Ugh i think i forgot to mention the horrible comedowns i got from overdoing it with dextroamphetamine. I stayed up 4 days and nights one time and by the 3rd night i was crying like a fucking baby thinking about all the things that where wrong in my life. A second time i stayed up for maybe 3 nights and got pretty much the same reaction. I generally felt beyond fucked for days and days after these binges and my moods got very erratic. I would go into a total pit of bottomless despair.

Fun times :|
 
You realise that us Aussies are the only people who call them pingers? :)
But yeah that sounds awful. Any anxiety is bad but when it's caused by amphetamines it's horrific.



Or, just not try it at all? ;)

You know how that will go down. One of your mates offers you this new drug that you've heard so much about. You say no thank you sir I would just like to always wonder what all the rave is about instead of trying it. Not going to happen good sir, people are going to keep trying this shit. I'm just saying if you try it, enjoy it and realise that its all down hill from then on.
 
MDPV without a doubt!
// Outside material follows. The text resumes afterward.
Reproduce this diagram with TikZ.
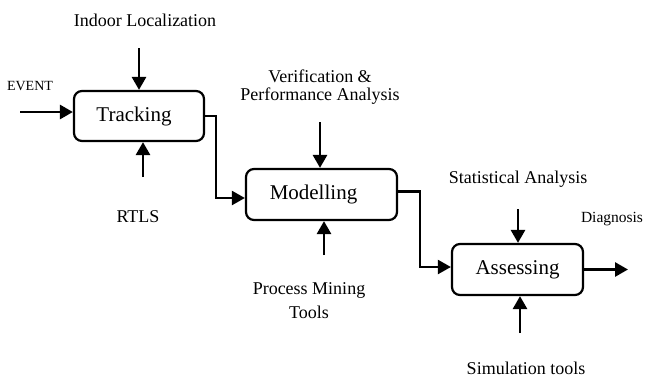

Feels awesome when you're on it.. but would have begged for death during that comedown.
 
amphetamine induced Psychosis was the worst ever 'comedown' experience I had! Even though I stopped dosing the nightmare simply didnt stop (for several days) - Everything was out to get me, I would walk past strangers in the street and they would wisper 'Im going to kill you' just as they passed me :0. Everything has a dark/evil/sinister side and I couldnt switch it off!

That experience put me in rehab!
 
Not sure exact order but I would say that:

1. Coke
2. Amphetamines/Meth
3. MDMA

I guess the comedown from each stimulant is somehow different but overall it's just nasty anxiety and jitters. I've never really gotten paranoid from anything but the anxiety has reached monstrous levels.